Share capital is equivalent to the importance of electricity in the house. It’s the lifeline for the company. Any activity, operations, decisions, strategy, vision, and mission of the company are highly dependent on the availability of the share capital with the company. The share capital is the unit of the company’s ownership obtained instead of monetary payment or performing any specific obligation. The share capital is the main source of money for the company’s operations. In India, Share capital needed to be maintained under the statutory provisions of the Companies Act, and any non-compliance with the same will result in a penalty or imprisonment, or both. Also, SEBI has its own prescribed guidelines to control the movement and trading of the capital of the companies whose shares are listed on the stock exchange.
As per the Companies Act, the Share capital can be either equity or can be with some preference. The structure of both share capital is the same; the only difference is that preference share capital will always have preference over common equity share capital and will have some additional statutory requirements that corporates must follow. To raise share capital, there are various procedures that every company has to follow. By way of Initial Public Offering (IPO), companies are raising their funds to carry out the company’s operations. The said capital can be raised only up to the authorized share capital, which means the monetary amount up to which the company can raise funds from the public in the form of capital during its life. Also, during an IPO, companies have the option to either call complete authorized share capital or call a partial amount.

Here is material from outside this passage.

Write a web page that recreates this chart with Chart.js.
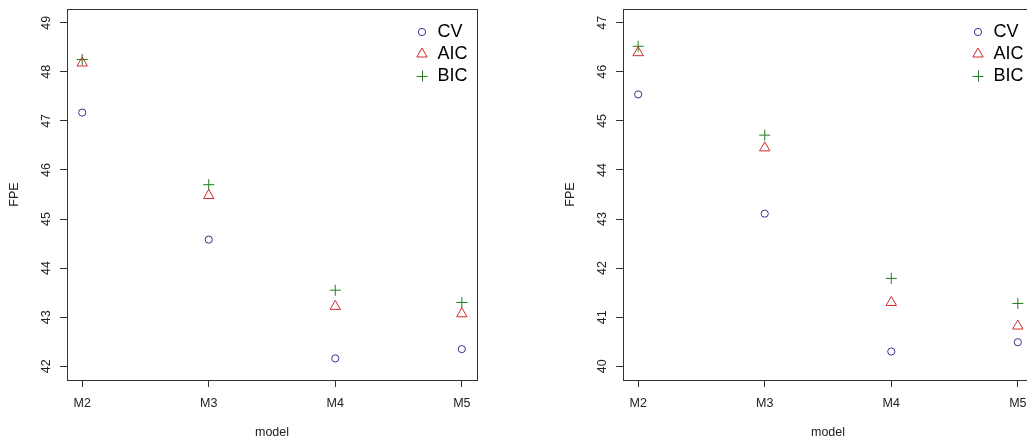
<!DOCTYPE html>
<html><head><meta charset="utf-8">
<script src="https://cdn.jsdelivr.net/npm/chart.js@4.4.1/dist/chart.umd.min.js"></script>
<style>
html,body{margin:0;padding:0;background:#fff;overflow:hidden;width:1027px;height:439px;}
.panel{position:absolute;top:0;width:520px;height:439px;}
canvas{display:block;}
</style></head><body>
<div class="panel" style="left:0px"><canvas id="c1" width="520" height="439"></canvas></div>
<div class="panel" style="left:556px"><canvas id="c2" width="520" height="439"></canvas></div>
<script>
// ---- data ----
const models = ['M2', 'M3', 'M4', 'M5'];
const xPositions = [1, 2, 3, 4];
const seriesNames = ['CV', 'AIC', 'BIC'];

const leftCV  = [47.17, 44.58, 42.16, 42.35];
const leftAIC = [48.18, 45.48, 43.22, 43.07];
const leftBIC = [48.25, 45.70, 43.55, 43.30];
const leftYTicks = [42, 43, 44, 45, 46, 47, 48, 49];

const rightCV  = [45.54, 43.11, 40.30, 40.49];
const rightAIC = [46.39, 44.45, 41.30, 40.82];
const rightBIC = [46.52, 44.71, 41.79, 41.28];
const rightYTicks = [40, 41, 42, 43, 44, 45, 46, 47];

// ---- styling ----
const FONT = 'Liberation Sans, Arial, Helvetica, sans-serif';
const colors = ['#34348c', '#d22a2a', '#1f7d1f'];
const styles = ['circle', 'triangle', 'cross'];
const radii = [3.6, 6, 5.5];
const AXIS = '#333333';
const TEXT = '#222222';

function symbolImage(style, color, r) {
  const c = document.createElement('canvas');
  c.width = 16; c.height = 16;
  const g = c.getContext('2d');
  g.strokeStyle = color; g.lineWidth = 1;
  g.beginPath();
  const cx = 8, cy = 8;
  if (style === 'circle') {
    g.arc(cx, cy, r, 0, Math.PI * 2);
  } else if (style === 'triangle') {
    const s = Math.sin(Math.PI / 3) * r;
    g.moveTo(cx, cy - r); g.lineTo(cx + s, cy + r / 2); g.lineTo(cx - s, cy + r / 2); g.closePath();
  } else {
    g.moveTo(cx - r, cy + 0.5); g.lineTo(cx + r, cy + 0.5); g.moveTo(cx + 0.5, cy - r); g.lineTo(cx + 0.5, cy + r);
  }
  g.stroke();
  return c;
}
const legendImages = styles.map((s, i) => symbolImage(s, colors[i], radii[i]));

const boxPlugin = {
  id: 'plotBox',
  beforeDatasetsDraw(chart) {
    const {ctx, chartArea: a} = chart;
    ctx.save();
    ctx.strokeStyle = AXIS; ctx.lineWidth = 1;
    const l = Math.round(a.left - 0.5) + 0.5, t = Math.round(a.top - 0.5) + 0.5;
    const r = Math.round(a.right - 0.5) + 0.5, b = Math.round(a.bottom - 0.5) + 0.5;
    ctx.strokeRect(l, t, r - l, b - t);
    ctx.restore();
  }
};
const legendPosPlugin = {
  id: 'legendPos',
  afterLayout(chart) {
    const L = chart.legend; if (!L) return;
    const a = chart.chartArea;
    L.left = Math.round(a.right - 65.8) + 0.5;
    L.top = Math.round(a.top + 10);
    L.right = L.left + 160;
    L.bottom = L.top + 200;
  }
};

function makeChart(id, cv, aic, bic, yTicks) {
  const ymin = yTicks[0], ymax = yTicks[yTicks.length - 1];
  const ext = (ymax - ymin) * 0.04;
  const xext = (xPositions[xPositions.length - 1] - xPositions[0]) * 0.04;
  const series = [cv, aic, bic];
  new Chart(document.getElementById(id), {
    type: 'scatter',
    data: {
      datasets: series.map((vals, i) => ({
        label: seriesNames[i],
        data: xPositions.map((x, j) => ({x: x, y: vals[j]})),
        pointStyle: styles[i],
        pointRadius: radii[i],
        pointHoverRadius: radii[i],
        pointBorderWidth: 1,
        borderColor: colors[i],
        backgroundColor: 'rgba(0,0,0,0)',
        showLine: false
      }))
    },
    options: {
      responsive: false,
      animation: false,
      events: [],
      layout: {padding: {left: 0, top: 9, right: 43, bottom: 0}},
      plugins: {
        tooltip: {enabled: false},
        legend: {
          position: 'chartArea',
          align: 'start',
          labels: {
            usePointStyle: true,
            boxWidth: 13,
            boxHeight: 13,
            padding: 4,
            color: '#111',
            font: {family: FONT, size: 18},
            generateLabels: (chart) => chart.data.datasets.map((ds, i) => ({
              text: ds.label,
              fillStyle: 'rgba(0,0,0,0)',
              strokeStyle: colors[i],
              lineWidth: 1,
              pointStyle: legendImages[i],
              rotation: 0,
              hidden: false,
              datasetIndex: i
            }))
          }
        }
      },
      scales: {
        x: {
          type: 'linear',
          bounds: 'data',
          min: xPositions[0] - xext,
          max: xPositions[xPositions.length - 1] + xext,
          afterBuildTicks: (s) => { s.ticks = xPositions.map(v => ({value: v})); },
          afterFit: (s) => { s.height = 59; s.paddingLeft = 0; s.paddingRight = 0; s.paddingTop = 0; s.paddingBottom = 0; },
          ticks: {
            autoSkip: false, maxRotation: 0, minRotation: 0, padding: 9, color: TEXT,
            font: {family: FONT, size: 12.5},
            callback: (v) => models[xPositions.indexOf(v)]
          },
          grid: {drawOnChartArea: false, drawTicks: true, tickLength: 7, color: AXIS, lineWidth: 1},
          border: {display: true, color: AXIS, width: 1},
          title: {display: true, text: 'model', color: TEXT, font: {family: FONT, size: 12.5, lineHeight: 1}, padding: {top: 0, bottom: 0}}
        },
        y: {
          type: 'linear',
          bounds: 'data',
          min: ymin - ext,
          max: ymax + ext,
          afterBuildTicks: (s) => { s.ticks = yTicks.map(v => ({value: v})); },
          afterFit: (s) => { s.width = 67; s.paddingLeft = 0; s.paddingRight = 0; s.paddingTop = 0; s.paddingBottom = 0; },
          ticks: {
            autoSkip: false, minRotation: 90, maxRotation: 90, crossAlign: 'center', padding: 7, color: TEXT,
            font: {family: FONT, size: 12.5},
            callback: (v) => String(v)
          },
          grid: {drawOnChartArea: false, drawTicks: true, tickLength: 7, color: AXIS, lineWidth: 1},
          border: {display: true, color: AXIS, width: 1},
          title: {display: true, text: 'FPE', color: TEXT, font: {family: FONT, size: 12.5, lineHeight: 1}, padding: {top: 8.75, bottom: 0}}
        }
      }
    },
    plugins: [boxPlugin, legendPosPlugin]
  });
}

makeChart('c1', leftCV, leftAIC, leftBIC, leftYTicks);
makeChart('c2', rightCV, rightAIC, rightBIC, rightYTicks);
</script>
</body></html>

So, the process of any share capital will be as given below:
Let’s take an example to understand the same:
An Ltd has an authorized share capital of 10 lakhs of Rs 10 each. An Ltd goes for the public raising of the funds, in which they raise Rs 60 lakhs by issuing 6 lakh shares. Here, 6 lakh shares will be termed issued shares, and 4 lakh shares will be termed outstanding shares.

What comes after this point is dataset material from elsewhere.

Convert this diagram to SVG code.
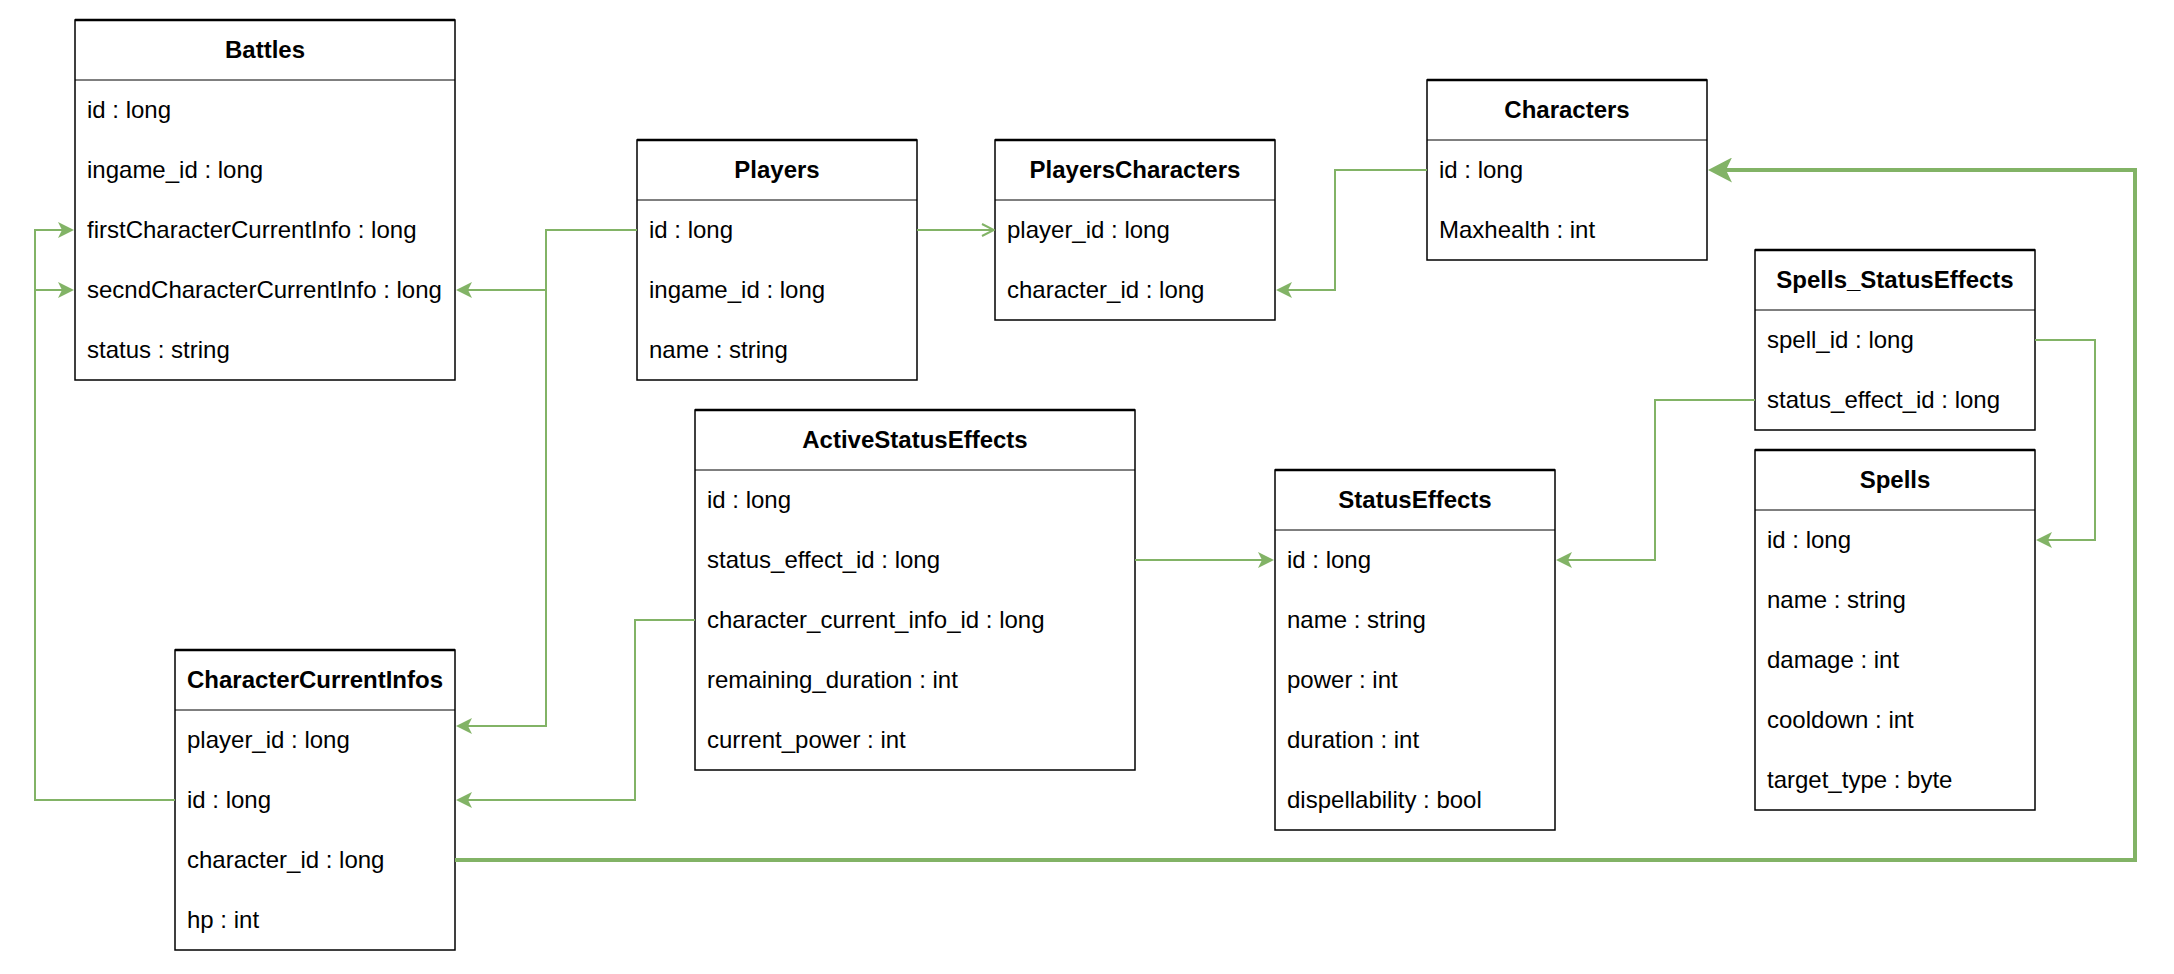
<svg xmlns="http://www.w3.org/2000/svg" width="2174" height="974" viewBox="0 0 2174 974">
<style>
.box{fill:#fff;stroke:#000;stroke-width:1.5}
.top{stroke:#000;stroke-width:2.5}
.sep{stroke:#000;stroke-width:1}
.t{font-family:"Liberation Sans",Arial,sans-serif;font-size:24px;fill:#000}
.h{font-family:"Liberation Sans",Arial,sans-serif;font-size:24px;font-weight:bold;fill:#000;text-anchor:middle}
.c{fill:none;stroke:#82b366;stroke-width:2;marker-end:url(#cls)}
.ck{fill:none;stroke:#82b366;stroke-width:4;marker-end:url(#clsk)}
.co{fill:none;stroke:#82b366;stroke-width:2;marker-end:url(#opn)}
</style>
<defs>
<marker id="cls" viewBox="0 0 16 16" refX="4" refY="8" markerWidth="16" markerHeight="16" markerUnits="userSpaceOnUse" orient="auto">
<path d="M16,8 L0,0 L4,8 L0,16 Z" fill="#82b366"/>
</marker>
<marker id="clsk" viewBox="0 0 24 25" refX="6" refY="12.5" markerWidth="24" markerHeight="25" markerUnits="userSpaceOnUse" orient="auto">
<path d="M24,12.5 L0,0 L6,12.5 L0,25 Z" fill="#82b366"/>
</marker>
<marker id="opn" viewBox="0 0 14 14" refX="13" refY="7" markerWidth="14" markerHeight="14" markerUnits="userSpaceOnUse" orient="auto">
<polyline points="1,1 13,7 1,13" fill="none" stroke="#82b366" stroke-width="2"/>
</marker>
</defs>

<g id="Battles">
<rect class="box" x="75" y="20" width="380" height="360"/>
<line class="top" x1="75" y1="20" x2="455" y2="20"/>
<line class="sep" x1="75" y1="80" x2="455" y2="80"/>
<text class="h" x="265" y="58">Battles</text>
<text class="t" x="87" y="118">id : long</text>
<text class="t" x="87" y="178">ingame_id : long</text>
<text class="t" x="87" y="238">firstCharacterCurrentInfo : long</text>
<text class="t" x="87" y="298">secndCharacterCurrentInfo : long</text>
<text class="t" x="87" y="358">status : string</text>
</g>

<g id="Players">
<rect class="box" x="637" y="140" width="280" height="240"/>
<line class="top" x1="637" y1="140" x2="917" y2="140"/>
<line class="sep" x1="637" y1="200" x2="917" y2="200"/>
<text class="h" x="777" y="178">Players</text>
<text class="t" x="649" y="238">id : long</text>
<text class="t" x="649" y="298">ingame_id : long</text>
<text class="t" x="649" y="358">name : string</text>
</g>

<g id="PlayersCharacters">
<rect class="box" x="995" y="140" width="280" height="180"/>
<line class="top" x1="995" y1="140" x2="1275" y2="140"/>
<line class="sep" x1="995" y1="200" x2="1275" y2="200"/>
<text class="h" x="1135" y="178">PlayersCharacters</text>
<text class="t" x="1007" y="238">player_id : long</text>
<text class="t" x="1007" y="298">character_id : long</text>
</g>

<g id="Characters">
<rect class="box" x="1427" y="80" width="280" height="180"/>
<line class="top" x1="1427" y1="80" x2="1707" y2="80"/>
<line class="sep" x1="1427" y1="140" x2="1707" y2="140"/>
<text class="h" x="1567" y="118">Characters</text>
<text class="t" x="1439" y="178">id : long</text>
<text class="t" x="1439" y="238">Maxhealth : int</text>
</g>

<g id="Spells_StatusEffects">
<rect class="box" x="1755" y="250" width="280" height="180"/>
<line class="top" x1="1755" y1="250" x2="2035" y2="250"/>
<line class="sep" x1="1755" y1="310" x2="2035" y2="310"/>
<text class="h" x="1895" y="288">Spells_StatusEffects</text>
<text class="t" x="1767" y="348">spell_id : long</text>
<text class="t" x="1767" y="408">status_effect_id : long</text>
</g>

<g id="Spells">
<rect class="box" x="1755" y="450" width="280" height="360"/>
<line class="top" x1="1755" y1="450" x2="2035" y2="450"/>
<line class="sep" x1="1755" y1="510" x2="2035" y2="510"/>
<text class="h" x="1895" y="488">Spells</text>
<text class="t" x="1767" y="548">id : long</text>
<text class="t" x="1767" y="608">name : string</text>
<text class="t" x="1767" y="668">damage : int</text>
<text class="t" x="1767" y="728">cooldown : int</text>
<text class="t" x="1767" y="788">target_type : byte</text>
</g>

<g id="ActiveStatusEffects">
<rect class="box" x="695" y="410" width="440" height="360"/>
<line class="top" x1="695" y1="410" x2="1135" y2="410"/>
<line class="sep" x1="695" y1="470" x2="1135" y2="470"/>
<text class="h" x="915" y="448">ActiveStatusEffects</text>
<text class="t" x="707" y="508">id : long</text>
<text class="t" x="707" y="568">status_effect_id : long</text>
<text class="t" x="707" y="628">character_current_info_id : long</text>
<text class="t" x="707" y="688">remaining_duration : int</text>
<text class="t" x="707" y="748">current_power : int</text>
</g>

<g id="StatusEffects">
<rect class="box" x="1275" y="470" width="280" height="360"/>
<line class="top" x1="1275" y1="470" x2="1555" y2="470"/>
<line class="sep" x1="1275" y1="530" x2="1555" y2="530"/>
<text class="h" x="1415" y="508">StatusEffects</text>
<text class="t" x="1287" y="568">id : long</text>
<text class="t" x="1287" y="628">name : string</text>
<text class="t" x="1287" y="688">power : int</text>
<text class="t" x="1287" y="748">duration : int</text>
<text class="t" x="1287" y="808">dispellability : bool</text>
</g>

<g id="CharacterCurrentInfos">
<rect class="box" x="175" y="650" width="280" height="300"/>
<line class="top" x1="175" y1="650" x2="455" y2="650"/>
<line class="sep" x1="175" y1="710" x2="455" y2="710"/>
<text class="h" x="315" y="688">CharacterCurrentInfos</text>
<text class="t" x="187" y="748">player_id : long</text>
<text class="t" x="187" y="808">id : long</text>
<text class="t" x="187" y="868">character_id : long</text>
<text class="t" x="187" y="928">hp : int</text>
</g>

<g id="connectors">
<path class="c" d="M175,800 H35 V230 H62"/>
<path class="c" d="M175,800 H35 V290 H62"/>
<path class="c" d="M637,230 H546 V290 H468"/>
<path class="c" d="M637,230 H546 V726 H468"/>
<path class="co" d="M917,230 H994"/>
<path class="c" d="M1427,170 H1335 V290 H1288"/>
<path class="c" d="M1135,560 H1262"/>
<path class="c" d="M695,620 H635 V800 H468"/>
<path class="c" d="M1755,400 H1655 V560 H1568"/>
<path class="c" d="M2035,340 H2095 V540 H2048"/>
<path class="ck" d="M455,860 H2135 V170 H1726"/>
</g>
</svg>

Head To Head Comparison Between Issued Shares vs Outstanding Shares (Infographics)
Below is the top 9 difference between Issued Shares vs Outstanding Shares:
Key Differences Between Issued Shares vs Outstanding Shares
Let us discuss some of the major differences between Issued Shares vs Outstanding Shares:
- Issued shares give a monetary benefit to the company, while outstanding shares do not give any monetary benefit to the company.

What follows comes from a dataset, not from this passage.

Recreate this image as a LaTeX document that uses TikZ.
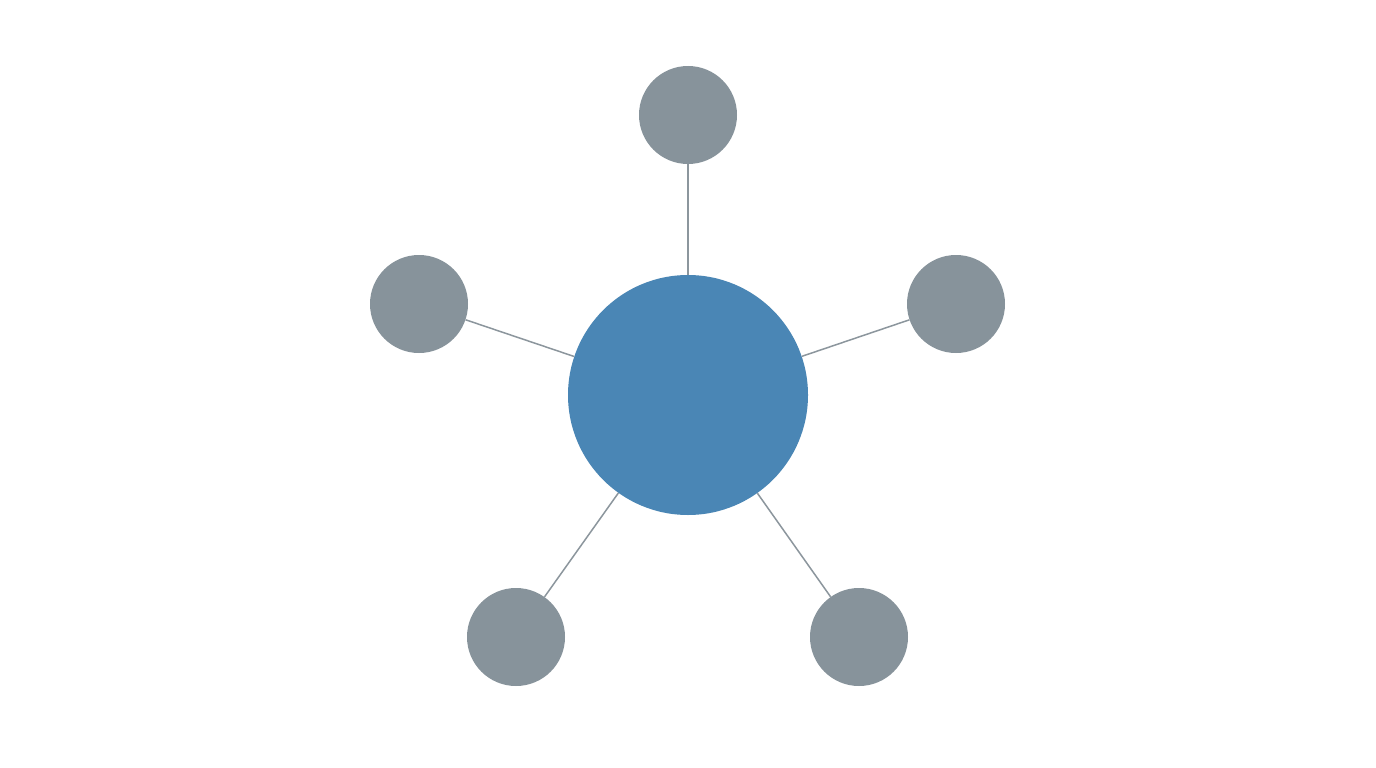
\documentclass[tikz,border=0pt]{standalone}
\definecolor{hubblue}{HTML}{4A86B5}
\definecolor{satgray}{HTML}{87939B}
\definecolor{linkgray}{HTML}{8C969D}
\tikzset{
  hub/.style={circle, fill=hubblue, draw=none, minimum size=240pt, inner sep=0pt},
  sat/.style={circle, fill=satgray, draw=none, minimum size=98pt, inner sep=0pt},
  link/.style={draw=linkgray, line width=1.5pt}
}
\begin{document}
\begin{tikzpicture}[x=1pt, y=-1pt]
\fill[white] (0,0) rectangle (1376,768);
\useasboundingbox (0,0) rectangle (1376,768);
\node[hub] (c) at (688,395) {};
\node[sat] (t) at (688,115) {};
\node[sat] (l) at (419,304) {};
\node[sat] (r) at (956,304) {};
\node[sat] (bl) at (516,637) {};
\node[sat] (br) at (859,637) {};
\foreach \s in {t,l,r,bl,br}{
  \draw[link] (c) -- (\s);
}
\end{tikzpicture}
\end{document}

- Issued shares form part of the calculation in determining the company’s book value; however, outstanding shares are excluded from the calculation.
- A dividend is always paid on the issued shares; however, outstanding shares are not authorized to receive a dividend.
- Issued shares have the right to vote in general meetings, while outstanding shares can vote.
- Issued shares give the privilege of ownership, while outstanding shares do not give ownership to anyone.
- Issued shares can be easily bought and sell from the stock exchange, while outstanding shares are not tradable.
- Treasury stock forms part of issued shares, while outstanding excludes the same. However, when a company sells the treasury shares, it will form part of the outstanding shares.
- In the financial statement, issued shares will form part of the share capital under the authorized share capital. In contrast, outstanding shares will be disclosed as a part of the corporate governance report.
Issued Shares vs Outstanding Shares Comparison Table
Look at the top 9 Comparisons between Issued Shares vs Outstanding Shares.
Basis Of Comparison |
Issued Shares |
Outstanding Shares |
Monetary Flow | Issued Shares give monetary supply to the company. | Outstanding shares do not provide any monetary supply. |
Book Value | In calculating book value, Issued shares are considered. | In calculating book value, outstanding shares are excluded. |
Dividend Payout | Dividend gets paid on issued shared only. | A dividend does not get paid on outstanding shares. |
Voting Rights | Voting rights are attached with issued shares. | No voting rights are attached to outstanding shares. |
Ownership Stake | Issued shares form part in verifying the owned capital of the company. | Outstanding shares do not form part of the ownership stake, i.e., owned capital of the company. |
Tradability | Issued shares are tradeable in the market. | Outstanding shares cannot be traded in the market. |
Treasury Stock | Treasury stock, even though not issued, forms part of Issued shares. | Treasury stock does not form part of outstanding shares. |
Quantum | Issued shares must always be greater than or equal to outstanding share capital. | Outstanding shares must always be lower than or equal to issued share capital. |
Disclosure in financial statement | In India, companies must disclose issued shares under the share capital in the balance sheet. | In India, companies are required to disclose outstanding shares in the Corporate Governance report as per the regulations of SEBI. |
Conclusion
As an investor, understanding the difference between Issued Shares vs Outstanding Shares will help them accurately calculate financial ratios. Otherwise, they will result in inflating gains, with which they may offset a realized loss. Financial investors should properly understand underlying terms to make correct decisions from their investment perspective, which will help them earn realistically and realize a high profit.